# TASK REQUIREMENTS:
Each line of the listing that contains the word "image" is to be copied.

[Code that draws figures]
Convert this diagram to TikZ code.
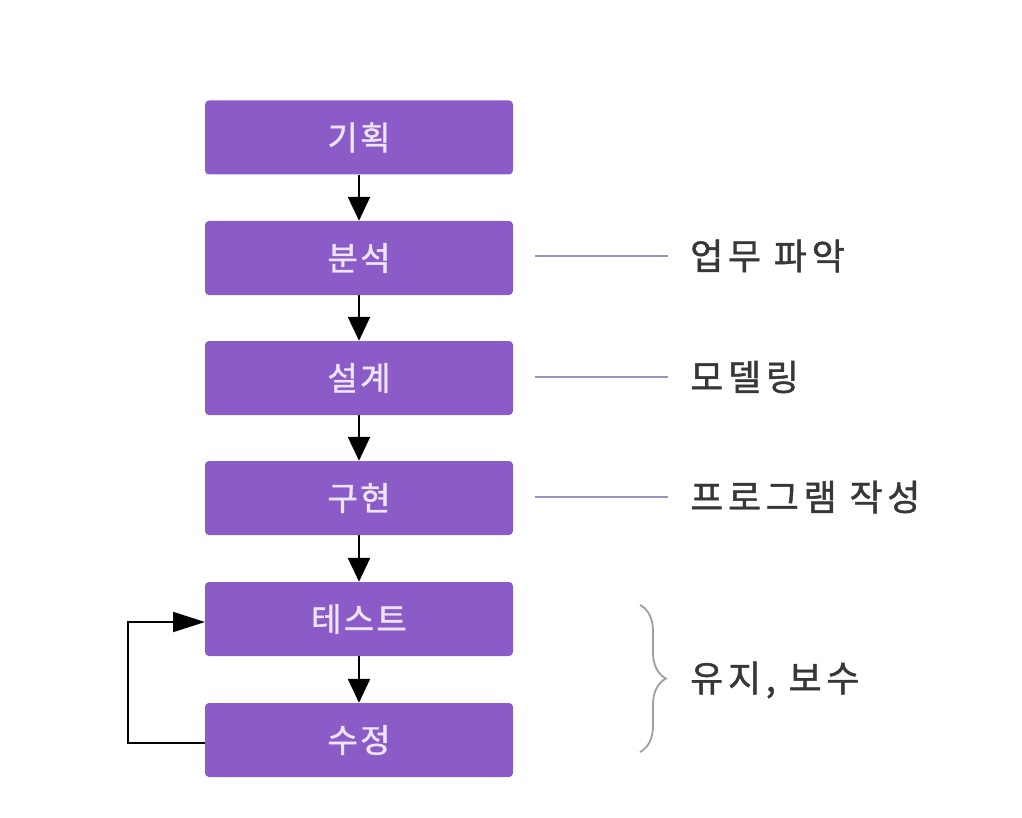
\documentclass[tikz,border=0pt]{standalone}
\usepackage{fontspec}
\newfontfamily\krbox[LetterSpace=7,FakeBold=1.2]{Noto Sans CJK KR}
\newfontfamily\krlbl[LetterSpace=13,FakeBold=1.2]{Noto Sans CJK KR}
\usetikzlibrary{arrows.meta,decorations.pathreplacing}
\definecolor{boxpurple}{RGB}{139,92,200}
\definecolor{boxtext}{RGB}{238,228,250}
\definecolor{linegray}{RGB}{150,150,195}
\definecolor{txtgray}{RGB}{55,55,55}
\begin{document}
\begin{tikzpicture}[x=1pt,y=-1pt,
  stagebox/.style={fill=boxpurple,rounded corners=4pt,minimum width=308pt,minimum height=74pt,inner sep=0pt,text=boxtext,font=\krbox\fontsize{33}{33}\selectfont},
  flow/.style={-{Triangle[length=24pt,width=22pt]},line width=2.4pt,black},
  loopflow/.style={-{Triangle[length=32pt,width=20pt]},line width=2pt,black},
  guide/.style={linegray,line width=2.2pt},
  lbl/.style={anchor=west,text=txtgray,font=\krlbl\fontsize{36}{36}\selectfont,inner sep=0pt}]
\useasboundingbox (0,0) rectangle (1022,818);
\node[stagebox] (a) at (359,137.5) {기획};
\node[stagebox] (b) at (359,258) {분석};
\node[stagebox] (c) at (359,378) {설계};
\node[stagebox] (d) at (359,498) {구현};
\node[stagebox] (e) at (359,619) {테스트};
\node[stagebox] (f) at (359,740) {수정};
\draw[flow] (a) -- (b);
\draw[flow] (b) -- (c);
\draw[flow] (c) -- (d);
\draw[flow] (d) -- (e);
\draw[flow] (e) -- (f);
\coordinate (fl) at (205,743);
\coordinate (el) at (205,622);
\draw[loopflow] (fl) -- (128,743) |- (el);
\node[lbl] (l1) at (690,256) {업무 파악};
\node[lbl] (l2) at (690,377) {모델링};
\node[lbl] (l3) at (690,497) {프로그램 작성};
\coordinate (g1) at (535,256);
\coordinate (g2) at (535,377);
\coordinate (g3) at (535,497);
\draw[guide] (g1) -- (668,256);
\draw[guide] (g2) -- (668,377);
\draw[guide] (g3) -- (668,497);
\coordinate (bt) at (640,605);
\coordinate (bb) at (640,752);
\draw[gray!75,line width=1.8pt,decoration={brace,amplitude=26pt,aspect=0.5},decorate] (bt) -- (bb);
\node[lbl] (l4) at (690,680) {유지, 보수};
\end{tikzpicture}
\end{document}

--

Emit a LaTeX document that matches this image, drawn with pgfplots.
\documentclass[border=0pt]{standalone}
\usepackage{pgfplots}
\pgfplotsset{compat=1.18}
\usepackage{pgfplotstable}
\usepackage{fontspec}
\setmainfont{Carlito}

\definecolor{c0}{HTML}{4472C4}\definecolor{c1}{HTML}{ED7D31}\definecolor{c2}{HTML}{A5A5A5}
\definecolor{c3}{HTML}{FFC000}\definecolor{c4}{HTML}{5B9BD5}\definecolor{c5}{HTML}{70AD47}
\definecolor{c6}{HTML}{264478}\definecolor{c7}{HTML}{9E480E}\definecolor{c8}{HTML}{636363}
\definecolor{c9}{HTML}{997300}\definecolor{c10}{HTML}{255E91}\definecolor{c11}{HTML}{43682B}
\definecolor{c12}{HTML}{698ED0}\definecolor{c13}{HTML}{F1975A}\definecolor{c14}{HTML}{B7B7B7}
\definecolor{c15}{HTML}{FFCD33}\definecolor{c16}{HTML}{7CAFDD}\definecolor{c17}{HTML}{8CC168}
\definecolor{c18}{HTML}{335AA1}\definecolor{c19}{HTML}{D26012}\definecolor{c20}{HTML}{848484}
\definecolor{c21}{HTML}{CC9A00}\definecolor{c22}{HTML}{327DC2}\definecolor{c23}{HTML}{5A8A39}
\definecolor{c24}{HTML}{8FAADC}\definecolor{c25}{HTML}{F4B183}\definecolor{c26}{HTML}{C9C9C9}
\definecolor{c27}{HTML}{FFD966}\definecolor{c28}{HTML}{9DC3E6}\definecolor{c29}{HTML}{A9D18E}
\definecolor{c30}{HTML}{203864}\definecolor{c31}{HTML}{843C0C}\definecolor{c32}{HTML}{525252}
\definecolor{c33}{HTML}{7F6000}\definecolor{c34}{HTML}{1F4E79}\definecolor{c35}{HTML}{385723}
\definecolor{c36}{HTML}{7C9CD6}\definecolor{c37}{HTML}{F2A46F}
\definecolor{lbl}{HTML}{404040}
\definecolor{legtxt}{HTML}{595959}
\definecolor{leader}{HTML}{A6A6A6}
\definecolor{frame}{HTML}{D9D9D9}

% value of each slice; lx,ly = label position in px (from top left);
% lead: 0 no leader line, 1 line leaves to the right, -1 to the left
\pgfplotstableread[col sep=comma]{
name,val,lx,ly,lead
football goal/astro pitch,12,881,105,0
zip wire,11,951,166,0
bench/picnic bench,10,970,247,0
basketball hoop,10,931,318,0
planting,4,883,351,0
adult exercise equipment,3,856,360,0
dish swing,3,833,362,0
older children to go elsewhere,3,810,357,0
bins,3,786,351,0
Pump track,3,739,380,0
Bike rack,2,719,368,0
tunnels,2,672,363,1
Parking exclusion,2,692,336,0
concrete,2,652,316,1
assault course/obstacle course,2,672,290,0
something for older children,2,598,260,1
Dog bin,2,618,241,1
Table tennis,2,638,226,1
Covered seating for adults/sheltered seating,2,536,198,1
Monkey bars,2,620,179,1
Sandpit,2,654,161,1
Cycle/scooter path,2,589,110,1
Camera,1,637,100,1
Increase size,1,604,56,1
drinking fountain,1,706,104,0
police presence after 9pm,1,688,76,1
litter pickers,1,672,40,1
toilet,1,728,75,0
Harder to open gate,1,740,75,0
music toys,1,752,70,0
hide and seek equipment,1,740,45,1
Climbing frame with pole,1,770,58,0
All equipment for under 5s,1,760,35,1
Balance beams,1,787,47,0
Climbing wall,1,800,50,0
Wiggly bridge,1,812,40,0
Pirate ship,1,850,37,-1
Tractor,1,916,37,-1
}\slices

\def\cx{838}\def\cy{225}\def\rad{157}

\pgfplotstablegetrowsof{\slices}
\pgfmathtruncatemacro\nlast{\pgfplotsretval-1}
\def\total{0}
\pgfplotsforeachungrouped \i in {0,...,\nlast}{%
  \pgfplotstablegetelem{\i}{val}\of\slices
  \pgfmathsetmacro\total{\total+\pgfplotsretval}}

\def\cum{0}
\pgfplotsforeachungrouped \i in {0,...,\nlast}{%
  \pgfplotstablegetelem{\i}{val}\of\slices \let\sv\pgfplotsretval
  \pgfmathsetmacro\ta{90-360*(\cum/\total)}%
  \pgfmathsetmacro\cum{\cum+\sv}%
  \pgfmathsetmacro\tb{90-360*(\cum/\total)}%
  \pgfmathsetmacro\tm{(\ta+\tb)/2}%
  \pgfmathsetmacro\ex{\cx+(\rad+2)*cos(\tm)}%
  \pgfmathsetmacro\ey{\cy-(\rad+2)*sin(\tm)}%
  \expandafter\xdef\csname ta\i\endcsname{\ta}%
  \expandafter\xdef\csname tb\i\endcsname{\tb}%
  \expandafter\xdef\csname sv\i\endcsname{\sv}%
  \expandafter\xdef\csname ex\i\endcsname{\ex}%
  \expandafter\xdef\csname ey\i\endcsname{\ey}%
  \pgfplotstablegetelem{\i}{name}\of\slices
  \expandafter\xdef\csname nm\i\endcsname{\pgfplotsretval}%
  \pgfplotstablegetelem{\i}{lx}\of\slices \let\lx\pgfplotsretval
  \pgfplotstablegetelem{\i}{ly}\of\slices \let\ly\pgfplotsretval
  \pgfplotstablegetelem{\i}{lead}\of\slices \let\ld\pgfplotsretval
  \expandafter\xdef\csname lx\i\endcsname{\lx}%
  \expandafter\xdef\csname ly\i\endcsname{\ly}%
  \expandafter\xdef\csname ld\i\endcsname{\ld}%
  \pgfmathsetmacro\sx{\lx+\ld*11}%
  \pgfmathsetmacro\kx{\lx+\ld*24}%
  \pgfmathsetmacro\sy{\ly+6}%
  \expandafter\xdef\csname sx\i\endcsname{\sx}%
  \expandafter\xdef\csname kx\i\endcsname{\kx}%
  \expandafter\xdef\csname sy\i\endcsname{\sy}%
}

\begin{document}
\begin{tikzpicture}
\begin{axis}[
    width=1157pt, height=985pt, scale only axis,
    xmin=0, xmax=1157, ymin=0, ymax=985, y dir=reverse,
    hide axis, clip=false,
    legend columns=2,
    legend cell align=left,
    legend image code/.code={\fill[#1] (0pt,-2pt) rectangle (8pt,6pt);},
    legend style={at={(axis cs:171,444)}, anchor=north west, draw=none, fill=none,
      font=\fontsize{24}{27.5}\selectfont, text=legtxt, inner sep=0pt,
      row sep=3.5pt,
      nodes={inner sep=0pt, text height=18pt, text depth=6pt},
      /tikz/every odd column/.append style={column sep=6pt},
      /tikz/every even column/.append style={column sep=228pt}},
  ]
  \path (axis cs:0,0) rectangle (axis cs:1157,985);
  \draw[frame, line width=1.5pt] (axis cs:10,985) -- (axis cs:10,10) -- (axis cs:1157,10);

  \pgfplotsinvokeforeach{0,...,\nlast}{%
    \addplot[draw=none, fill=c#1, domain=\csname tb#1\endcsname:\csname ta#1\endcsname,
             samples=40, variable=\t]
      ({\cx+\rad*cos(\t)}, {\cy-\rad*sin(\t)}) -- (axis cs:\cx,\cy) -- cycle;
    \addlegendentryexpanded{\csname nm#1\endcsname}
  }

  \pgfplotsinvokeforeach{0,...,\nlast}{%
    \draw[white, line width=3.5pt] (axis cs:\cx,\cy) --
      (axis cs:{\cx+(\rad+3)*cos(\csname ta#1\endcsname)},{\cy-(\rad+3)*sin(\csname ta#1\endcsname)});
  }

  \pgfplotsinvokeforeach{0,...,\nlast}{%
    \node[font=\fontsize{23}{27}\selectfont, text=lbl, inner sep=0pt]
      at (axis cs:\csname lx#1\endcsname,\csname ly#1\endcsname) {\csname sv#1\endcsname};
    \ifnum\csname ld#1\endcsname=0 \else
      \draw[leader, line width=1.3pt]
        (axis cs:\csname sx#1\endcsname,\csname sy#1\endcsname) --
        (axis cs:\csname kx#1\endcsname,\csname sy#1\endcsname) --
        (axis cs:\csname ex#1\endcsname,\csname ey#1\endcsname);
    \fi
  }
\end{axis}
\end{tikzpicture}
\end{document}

# THE SOLUTION:
Emit a LaTeX document that matches this image, drawn with pgfplots.
    legend image code/.code={\fill[#1] (0pt,-2pt) rectangle (8pt,6pt);},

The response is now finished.